While it appears that d4 is slightly simpler to understand. Some people conjecture that it might be a draw, we don't have the slightest clue. I just used the most obvious example that came to my mind. I could have talked about hex, since it's purely linear.

Go games get a lower branching factor once you reach a depth where 11x11 Hnefatfl games have already ended. That appears to be the case, yes.
If you want to try retrograde analysis on Copenhagen go ahead, but I'm fairly sure that not much will come out of it.
You may be right. But it might also be possible to adapt the strategy. For example, many endgame situations are effectively confined to just one quarter of the board. Retrograde analysis would work on those.[/quote] Are you talking about edge forts? That might totally be. I was using that technique for edge forts during my games.
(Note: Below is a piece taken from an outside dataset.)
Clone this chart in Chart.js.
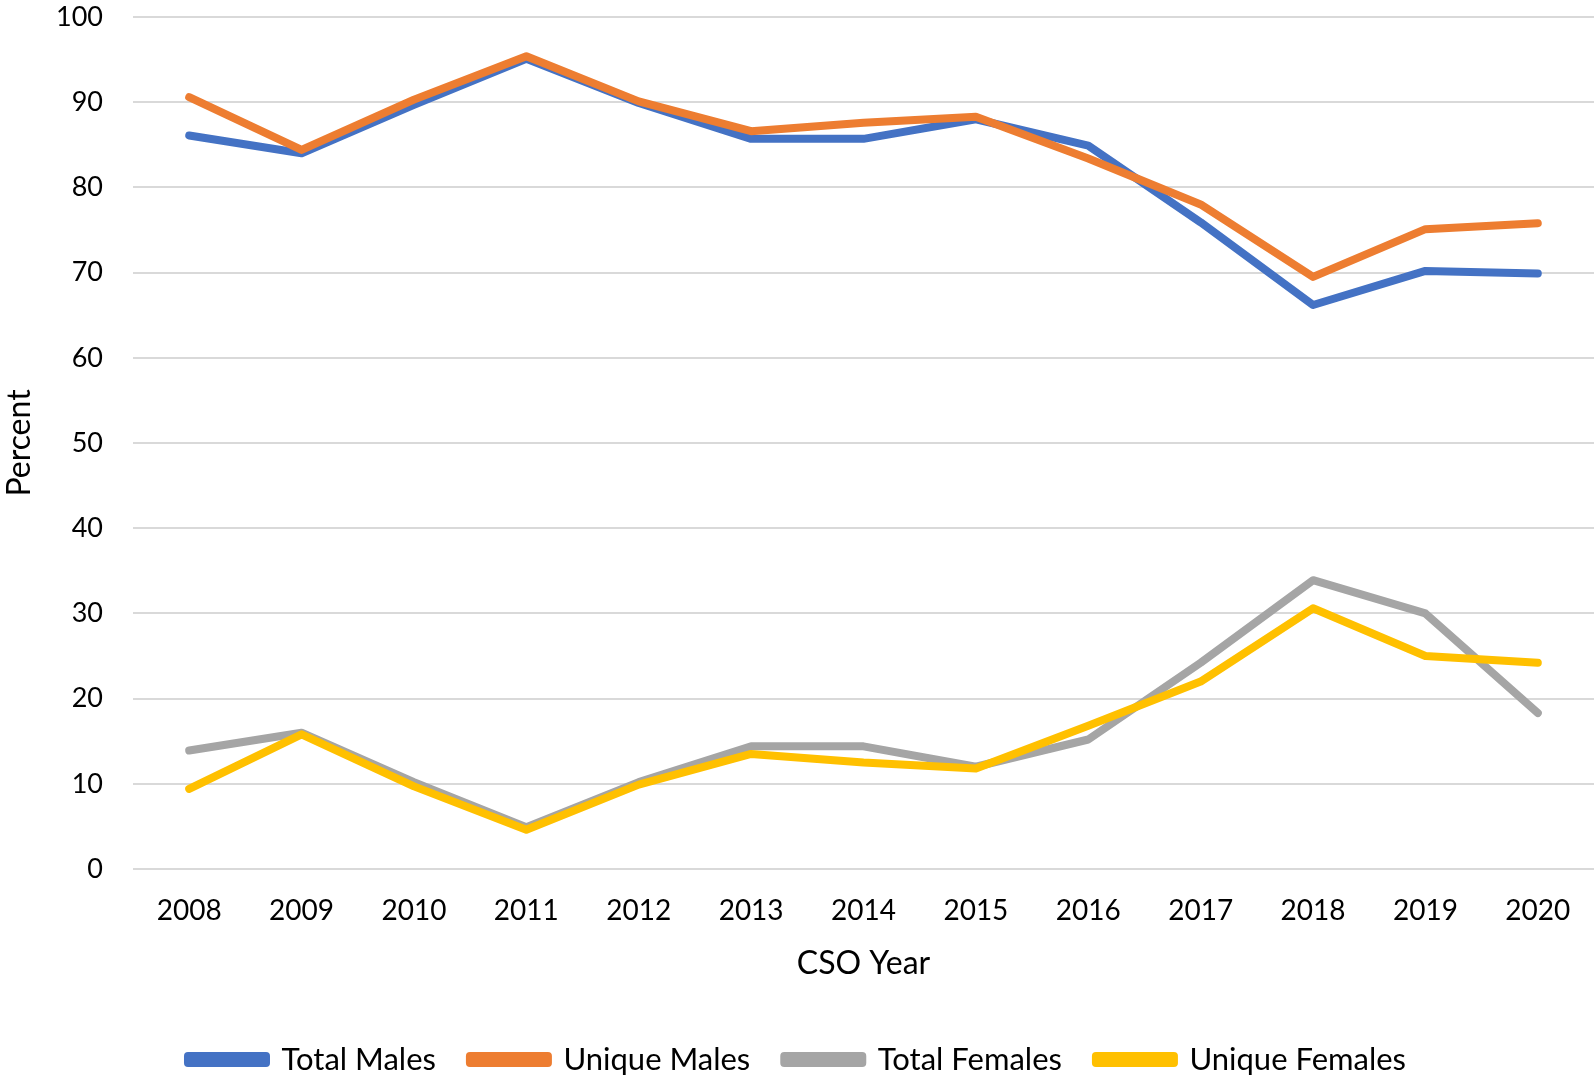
<!DOCTYPE html>
<html>
<head>
<meta charset="utf-8">
<script src="https://cdn.jsdelivr.net/npm/chart.js@4.4.1/dist/chart.umd.min.js"></script>
<style>
    html, body { margin: 0; padding: 0; background: #fff; }
    #wrap { width: 1594px; height: 1081px; position: relative; }
</style>
</head>
<body>
<div id="wrap"><canvas id="cso-graph"></canvas></div>
<script>
const years = ['2008', '2009', '2010', '2011', '2012', '2013', '2014', '2015', '2016', '2017', '2018', '2019', '2020'];
const totalMales = [86.1, 84.0, 89.7, 95.1, 89.9, 85.7, 85.7, 88.0, 84.9, 75.9, 66.2, 70.2, 69.9];
const uniqueMales = [90.6, 84.4, 90.3, 95.4, 90.1, 86.6, 87.6, 88.3, 83.4, 78.0, 69.5, 75.1, 75.8];
const totalFemales = [13.9, 16.0, 10.2, 4.9, 10.2, 14.4, 14.4, 12.0, 15.2, 24.2, 33.9, 30.0, 18.3];
const uniqueFemales = [9.4, 15.8, 9.7, 4.6, 9.9, 13.5, 12.5, 11.8, 16.8, 22.0, 30.6, 25.0, 24.2];
const yTicks = [0, 10, 20, 30, 40, 50, 60, 70, 80, 90, 100];

const fontFamily = 'Lato, "Open Sans", sans-serif';

const makeLine = (label, data, color, order) => ({
    label: label,
    data: data,
    borderColor: color,
    backgroundColor: color,
    borderWidth: 8,
    borderCapStyle: 'round',
    borderJoinStyle: 'round',
    pointRadius: 0,
    tension: 0,
    order: order,
});

const csoChart = document.getElementById('cso-graph');

let csoGraph = new Chart(csoChart, {
    type: 'line',
    data: {
        labels: years,
        datasets: [
            makeLine('Total Males', totalMales, '#4472C4', 4),
            makeLine('Unique Males', uniqueMales, '#ED7D31', 3),
            makeLine('Total Females', totalFemales, '#A5A5A5', 2),
            makeLine('Unique Females', uniqueFemales, '#FFC000', 1),
        ]
    },
    options: {
        responsive: true,
        maintainAspectRatio: false,
        animation: false,
        layout: {
            padding: { top: 17, right: 0, bottom: -4, left: 0 },
        },
        plugins: {
            tooltip: { enabled: false },
            legend: {
                position: 'bottom',
                labels: {
                    boxWidth: 78,
                    boxHeight: 7,
                    padding: 34,
                    color: '#000',
                    font: { family: fontFamily, size: 31 },
                    sort: (a, b) => a.datasetIndex - b.datasetIndex,
                },
            },
        },
        scales: {
            x: {
                offset: true,
                grid: { display: false },
                border: { display: false },
                ticks: {
                    color: '#000',
                    padding: 17,
                    maxRotation: 0,
                    font: { family: fontFamily, size: 28 },
                },
                title: {
                    display: true,
                    text: 'CSO Year',
                    color: '#000',
                    font: { family: fontFamily, size: 32 },
                    padding: { top: 0, bottom: 27 },
                },
            },
            y: {
                min: 0,
                max: 100,
                afterBuildTicks: (scale) => {
                    scale.ticks = yTicks.map(v => ({ value: v }));
                },
                afterFit: (scale) => {
                    scale.width = 133;
                    // tick padding is horizontal here, keep it out of the top/bottom room
                    scale.paddingTop = 0;
                    scale.paddingBottom = 0;
                },
                grid: {
                    color: '#D9D9D9',
                    lineWidth: 2,
                    drawTicks: false,
                },
                border: { display: false },
                ticks: {
                    color: '#000',
                    padding: 30,
                    font: { family: fontFamily, size: 27 },
                },
                title: {
                    display: true,
                    text: 'Percent',
                    color: '#000',
                    font: { family: fontFamily, size: 32 },
                    padding: 0,
                },
            },
        },
    },
});
</script>
</body>
</html>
I'm pretty sure that these days, still most games are decided in the fight for corners where the game is much more tactical.

Re: Nath-project

Posted: Wed Feb 06, 2019 8:15 pm
by unhandyandy
I'm not smart and I never intended to give the impression. I just have the impression you are trying to taunt me.
Sorry about that, I thought you were saying that solving brandubh was beneath you.

Anyone, you certainly are smart - you're a former hnefatafl world champion!
I never studied anything related to programming.
Well, you sure are much more knowledgeable about it than I am.

Are you a math student?
Are you talking about edge forts? That might totally be. I was using that technique for edge forts during my games.
Yes, you could use retrograde analysis to develop an edge-fort engine.

Didn't the original AlphaGo program also do local tactical analysis separately from global strategic analysis?